- Born: 1736?
- Died: 1811
- Occupation: Antiquarian

= William Hutton (antiquary) =

English antiquarian

William Hutton (1736?–1811) was an English antiquarian.

==Biography==
Hutton was born in 1735 or 1736, the second son of George Hutton (d. 1736) of Overthwaite in the parish of Beetham, Westmoreland, by Eleanor, daughter of William Tennant of York and Bedale, Yorkshire (Burke, Landed Gentry, 7th ed. i. 962). In 1760, he became curate and in September 1762 rector of Beetham (a family living). He died in August 1811 (Gent. Mag. 1811, pt. ii. p. 291). By his wife Lucy, third daughter of Rigby Molyneux, M.P. for Preston, he had two sons. He wrote a curious tract in imitation of the provincial dialect entitled 'A Bran New Wark, by William de Worfat [Overthwaite], containing a true Calendar of his Thoughts concerning good nebberhood.

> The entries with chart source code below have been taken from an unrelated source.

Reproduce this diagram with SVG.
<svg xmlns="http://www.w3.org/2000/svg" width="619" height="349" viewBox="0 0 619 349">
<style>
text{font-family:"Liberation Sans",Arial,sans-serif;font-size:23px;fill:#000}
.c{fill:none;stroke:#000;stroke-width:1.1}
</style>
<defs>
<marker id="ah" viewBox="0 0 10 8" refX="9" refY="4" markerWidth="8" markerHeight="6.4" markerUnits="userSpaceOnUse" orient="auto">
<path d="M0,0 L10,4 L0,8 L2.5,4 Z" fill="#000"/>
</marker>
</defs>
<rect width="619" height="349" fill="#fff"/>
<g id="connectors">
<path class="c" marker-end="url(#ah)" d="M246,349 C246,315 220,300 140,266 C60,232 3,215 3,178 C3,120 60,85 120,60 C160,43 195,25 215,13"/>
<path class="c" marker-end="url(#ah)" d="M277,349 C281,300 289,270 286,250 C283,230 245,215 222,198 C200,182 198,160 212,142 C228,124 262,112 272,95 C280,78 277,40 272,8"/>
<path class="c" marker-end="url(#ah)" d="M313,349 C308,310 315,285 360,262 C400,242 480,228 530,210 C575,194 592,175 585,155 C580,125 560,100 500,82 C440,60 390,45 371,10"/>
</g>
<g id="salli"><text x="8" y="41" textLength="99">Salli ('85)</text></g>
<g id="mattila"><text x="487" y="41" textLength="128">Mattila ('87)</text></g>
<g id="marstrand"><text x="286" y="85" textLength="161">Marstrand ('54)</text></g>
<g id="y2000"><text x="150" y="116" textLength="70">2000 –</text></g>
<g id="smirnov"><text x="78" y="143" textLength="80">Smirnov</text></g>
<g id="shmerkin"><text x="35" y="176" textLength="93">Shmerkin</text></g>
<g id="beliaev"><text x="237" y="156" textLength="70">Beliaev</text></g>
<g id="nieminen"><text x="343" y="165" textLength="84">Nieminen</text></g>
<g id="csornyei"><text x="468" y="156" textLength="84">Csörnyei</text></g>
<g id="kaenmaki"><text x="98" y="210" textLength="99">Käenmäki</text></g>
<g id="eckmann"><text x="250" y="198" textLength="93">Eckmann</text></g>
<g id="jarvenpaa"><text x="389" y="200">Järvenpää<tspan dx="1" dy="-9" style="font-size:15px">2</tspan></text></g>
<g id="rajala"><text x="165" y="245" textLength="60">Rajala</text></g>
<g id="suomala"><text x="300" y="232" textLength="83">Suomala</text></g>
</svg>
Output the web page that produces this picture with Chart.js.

Now first printed fra his M.S. for the use of the hamlet of Woodland,' of which fifty copies were printed at Kendal in 1785. Another edition was subsequently issued with a few variations. The tract was reprinted by the English Dialect Society in 1879. Hutton kept a large folio book called the 'Repository' in the vestry of Beetham Church, in which he entered a record of parish affairs from an early period (Burn and Nicolson, Westmoreland and Cumberland, i. 219). It has been carefully preserved and continued by his successors.